Jesus is well known for his articulation of the so-called "Golden Rule" in his Sermon on the Mount: "So in everything, do to others what you would have them do to you, for this sums up the Law and the Prophets" (Matt 7:12). In this parable, however, Jesus proposes an even more foundational imperative. As Klyne Snodgrass has summarized the point, "Do unto others as God has done to you" (Stories with Intent: A Comprehensive Guide to the Parables of Jesus [Grand Rapids and Cambridge: Eerdmans, 2008] 72). According to Jesus, there is a necessary correlation between God's forgiveness of us and our forgiveness of those who have wronged us. Failure to forgive will ultimately result in our exclusion from the kingdom Jesus came to inaugurate and will come again to consummate.

Jesus makes this point clear at the outset by explicitly relating the story to the situation brought about by the inbreaking of the kingdom of God (see verse 23: "the kingdom of God has become like [hōmoiōthē]"). As in Isaiah 61, said by Jesus to be fulfilled in his ministry (Luke 4:16-21), the kingdom of God is described as the ultimate expression of the law of Jubilee prescribed in Leviticus 25. And so Jesus makes it abundantly clear that he expected his followers to live their lives according to jubilee principles.
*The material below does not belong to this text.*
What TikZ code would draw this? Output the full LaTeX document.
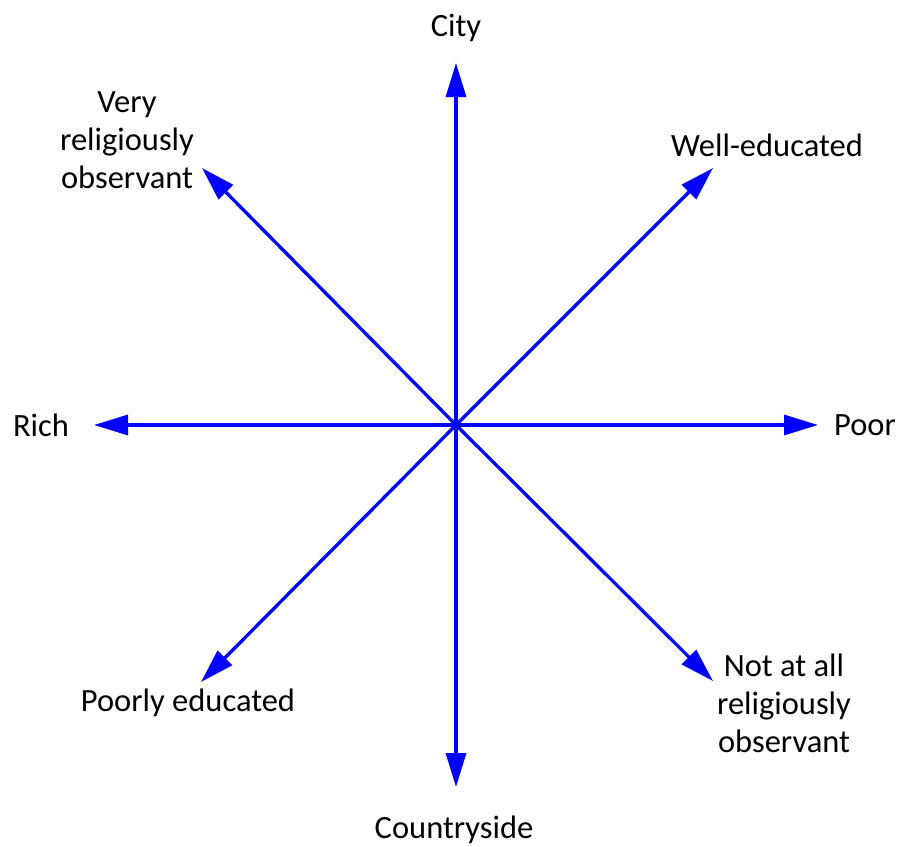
\documentclass[tikz,border=0pt]{standalone}
\usepackage{fontspec}
\setmainfont{Carlito}
\usetikzlibrary{arrows.meta}
\begin{document}
\begin{tikzpicture}[x=1pt,y=-1pt,
  axis/.style={draw={rgb,255:red,0;green,0;blue,255}, line width=3.3pt,
    -{Triangle[length=34pt,width=20pt]}},
  lbl/.style={font=\fontsize{32.5}{38}\selectfont, align=center, inner sep=0pt, text=black}]
\useasboundingbox (0,0) rectangle (899,846);
\coordinate (c) at (456,425);
\coordinate (n) at (456,63);
\coordinate (s) at (456,787);
\coordinate (w) at (94,425);
\coordinate (e) at (818,425);
\coordinate (ne) at (713,168);
\coordinate (nw) at (202,168);
\coordinate (sw) at (201,682);
\coordinate (se) at (713,681);
\foreach \t in {n,s,w,e,ne,nw,sw,se} \draw[axis] (c) -- (\t);
\node[lbl] (city) at (456,28) {City};
\node[lbl] (very) at (127,140) {Very\\religiously\\observant};
\node[lbl] (well) at (767,145) {Well-educated};
\node[lbl] (rich) at (41,425) {Rich};
\node[lbl] (poor) at (865,425) {Poor};
\node[lbl] (pe) at (188,703) {Poorly educated};
\node[lbl] (nat) at (784,703) {Not at all\\religiously\\observant};
\node[lbl] (cs) at (454,830) {Countryside};
\end{tikzpicture}
\end{document}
Failure to do so would result in consequences too horrific to contemplate. It thus appears once again that, contrary to the beliefs of so many "Evangelicals" in America, the proper and necessary response to the gospel of the kingdom is an acceptance, not merely of the benefits offered by Christ, but the demands he makes as well.

And this is very hard to do, human nature being as it is, self-serving and mired in sin. Every time a gruesome, unimaginable murder happens, the news reports focus on the victim's loved ones, who cry for "justice" to be meted out to the perpetrator(s). But it is not justice that they want; it is vengeance, something scripture tells us is the prerogative of God alone (Rom 12:19). (As an aside, the one instance in my knowledge when this was not the case involved the horrible murders of children at an Amish schoolhouse in Nickel Mines, Lancaster County, PA, in 2006, when the victims' relatives clearly manifested the spirit of Christ in their response). God promises, "I will repay," and we who belong to Christ can take heart that God can be taken at his word. We, on the other hand, if we have truly experienced the transforming effects of the kingdom of God, must be magnanimous, merciful, and forgiving. Why? Because we have been forgiven, and by doing so we can, in a small way, experience what our Lord must have experienced as he endured a violent, criminal death on our behalf on Calvary's hill.

As I said, this is very hard to do. Most of us have been hurt by our supposed brothers and/or sisters in the Lord   most often in trivial ways like having our feelings hurt by insensitive comments, but sometimes in life-altering or even career-destroying ways. As many who know me are aware, my professional "career" was derailed, at least temporarily, by what I consider an inexcusable betrayal by a man I considered one of my friends as well as a colleague. The fact that I even say this demonstrates that I have not, as yet, adequately fulfilled what my Lord demands of me. But work at it I must, if I am to be a disciple of the one who gave his life for me. God knows that the debt I owed him far surpasses any debt my fellow human beings could ever owe me. Soli Deo Gloria!

1 comment:

  1. The forgiveness of Mt. 6:12 also points back to some of Jesus' commands in Mt. 5: don't "murder" your (Christian) brother by words that condemn him as a "fool" (a fool like the one who built his house on the sand); don't divorce your (erring) wife; don't give an eye for an eye, or tooth for a tooth; don't hate your enemies.

    So this forgiveness relates to more personal issues as well as community issues, both in the community of disciples and the larger community of violent enemies (like the Romans, in Jesus' day, and like the "terrorists" of our day).